У Дома писателей толпа. Очередь на несколько кварталов. Сую писательский билет сначала лейтенанту, потом майору, потом полковнику, нас втискивают вне очереди в главный парадный вход. Сочувствующий милиционер: «Вы нажмите, утрамбуются». Там давка. Движемся медленно, шажками, подолгу стоим. За несколько минут одну ступеньку.
На втором этаже у гроба идет гражданская панихида.
В Комарове на кладбище двинулись несколько автобусов и множество легковых машин. У выезда из города внезапная остановка, все повернули обратно. Оказывается, забыли крест. Легковые машины обогнали катафалк. Большая толпа встречала его у ворот кладбища. В Комарове еще настоящая зима. К вечеру стало подмораживать. Топтались в снегу более ста человек. Олег Волков сказал: «Семья просит, чтобы вы говорили у могилы». Речь у меня была подготовлена, впервые написал заранее. Волков несколько раз настойчиво называл мою фамилию ленинградскому литератору, открывшему траурный митинг.

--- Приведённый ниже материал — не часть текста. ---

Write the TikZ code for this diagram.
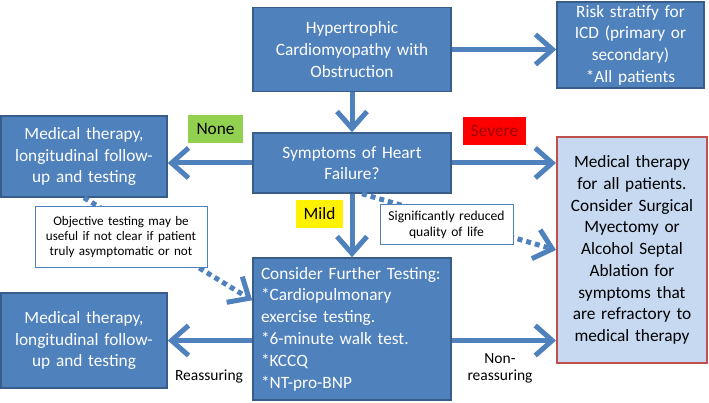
\documentclass[tikz,border=0pt]{standalone}
\usepackage{fontspec}
\setmainfont{Carlito}
\usetikzlibrary{arrows.meta,calc}
\definecolor{boxblue}{HTML}{4F81BD}
\definecolor{boxedge}{HTML}{385D8A}
\definecolor{lightbox}{HTML}{C6D9F1}
\definecolor{rededge}{HTML}{C0504D}
\definecolor{lgreen}{HTML}{92D050}
\definecolor{darkred}{HTML}{A00000}
\tikzset{
  bluebox/.style={draw=boxedge, line width=1.5pt, fill=boxblue, text=white, inner sep=0pt, align=center, font=\fontsize{17.3}{21.7}\selectfont},
  notebox/.style={draw=boxblue, line width=1pt, fill=white, align=center, inner sep=0pt},
  tagbox/.style={inner sep=0pt, font=\fontsize{17.3}{21.7}\selectfont},
  plain/.style={inner sep=0pt, align=center, font=\fontsize{15.5}{17}\selectfont},
  flow/.style={draw=boxblue, line width=5pt, -{Straight Barb[length=17pt,width=30pt]}},
  dotflow/.style={flow, dash pattern=on 5pt off 4pt},
}
\begin{document}
\begin{tikzpicture}[x=1pt,y=-1pt]
\useasboundingbox (0,0) rectangle (709,403);
\node[bluebox, minimum width=198pt, minimum height=84pt, text width=190pt] (hyp) at (352,49.5) {Hypertrophic\\Cardiomyopathy with\\Obstruction};
\node[bluebox, minimum width=147pt, minimum height=86pt, text width=140pt] (risk) at (630.5,45) {Risk stratify for\\ICD (primary or\\secondary)\\{}*All patients};
\node[bluebox, minimum width=198pt, minimum height=60pt, text width=190pt] (sym) at (352,163) {Symptoms of Heart\\Failure?};
\node[bluebox, minimum width=166pt, minimum height=81pt, text width=160pt] (medtop) at (84,156.5) {Medical therapy,\\longitudinal follow-\\up and testing};
\node[bluebox, draw=rededge, line width=2pt, fill=lightbox, text=black, minimum width=150pt, minimum height=226pt, text width=144pt] (right) at (632,250) {Medical therapy\\for all patients.\\Consider Surgical\\Myectomy or\\Alcohol Septal\\Ablation for\\symptoms that\\are refractory to\\medical therapy};
\node[bluebox, align=left, minimum width=198pt, minimum height=142pt, text width=182pt, font=\fontsize{17.3}{21.8}\selectfont] (cons) at (352,329) {Consider Further Testing:\\{}*Cardiopulmonary\\exercise testing.\\{}*6-minute walk test.\\{}*KCCQ\\{}*NT-pro-BNP};
\node[bluebox, minimum width=166pt, minimum height=95pt, text width=160pt] (medbot) at (84,340.5) {Medical therapy,\\longitudinal follow-\\up and testing};
\node[tagbox, fill=lgreen, minimum width=55pt, minimum height=28pt] (none) at (215.5,129) {None};
\node[tagbox, fill=red, text=darkred, minimum width=63pt, minimum height=28pt] (severe) at (494.5,131) {Severe};
\node[tagbox, fill=yellow, minimum width=47pt, minimum height=28pt] (mild) at (319.5,214) {Mild};
\node[plain] (reass) at (209,376) {Reassuring};
\node[plain] (nonre) at (500,368) {Non-\\reassuring};
\coordinate (cr) at (cons.east |- medbot.east);
\draw[flow] (hyp.east) -- (hyp.east -| risk.west);
\draw[flow] (hyp.south) -- (sym.north);
\draw[flow] (sym.west) -- (sym.west -| medtop.east);
\draw[flow] (sym.east) -- (sym.east -| right.west);
\draw[flow] (sym.south) -- (cons.north);
\draw[flow] (cons.west |- medbot.east) -- (medbot.east);
\draw[flow] (cr) -- (cr -| right.west);
\draw[dotflow] (medtop.south) -- ($(cons.north west)!0.3!(cons.south west)$);
\draw[dotflow] ($(sym.south west)!0.55!(sym.south east)$) -- (right.west);
\node[notebox, minimum width=172pt, minimum height=61pt, text width=166pt, font=\fontsize{13.1}{15}\selectfont] (note1) at (121,237.5) {Objective testing may be\\useful if not clear if patient\\truly asymptomatic or not};
\node[notebox, minimum width=133pt, minimum height=40pt, text width=128pt, font=\fontsize{13.6}{16}\selectfont] (note2) at (446.5,225) {Significantly reduced\\quality of life};
\end{tikzpicture}
\end{document}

Первым говорил Юрий Макогоненко. Вместо меня назвали Михалкова. Он в толпе грелся, попрыгивая, толкал соседей плечами, едва ли не хихикая. Достал из кармана бумагу с машинописным текстом и прочел нечто бесцветное, бездумное.
Потом говорил Арсений Тарковский, с трудом сдерживая слезы.
Последнее целование. Священник посыпал земли, положил листок с молитвой. Гроб забили. Когда забросали могилу, возник спор, куда ставить крест, в головах или в ногах. Спорили все более шумно, ссылаясь на обычаи и церковные правила. Высоким голосом сердился Лев Николаевич. Возражал ему священник. И опять кто-то сказал: «Посмертная ахматовка».
В ту же ночь мы уехали в Москву. В вагоне Надежда Яковлевна Мандельштам рассказывала о поминках в комаровской будке: «Пунины ненавидят Леву, он их тоже. Теперь начнется с архивом. Ирина Пунина еще натворит…» Она оказалась права.
Л. Первый вечер памяти Ахматовой устроили студенты математического факультета МГУ 31 марта 1966 года.
За полчаса до начала Тарковского и меня пригласили в деканат. Секретарь парткома и заместитель декана, встревоженные и смущенные, спросили, о чем мы собираемся говорить. Не можем ли показать тексты или хотя бы «тезисы выступлений».
Мы отказались:
— Никаких текстов и тезисов нет. Будем говорить то, что знаем, помним.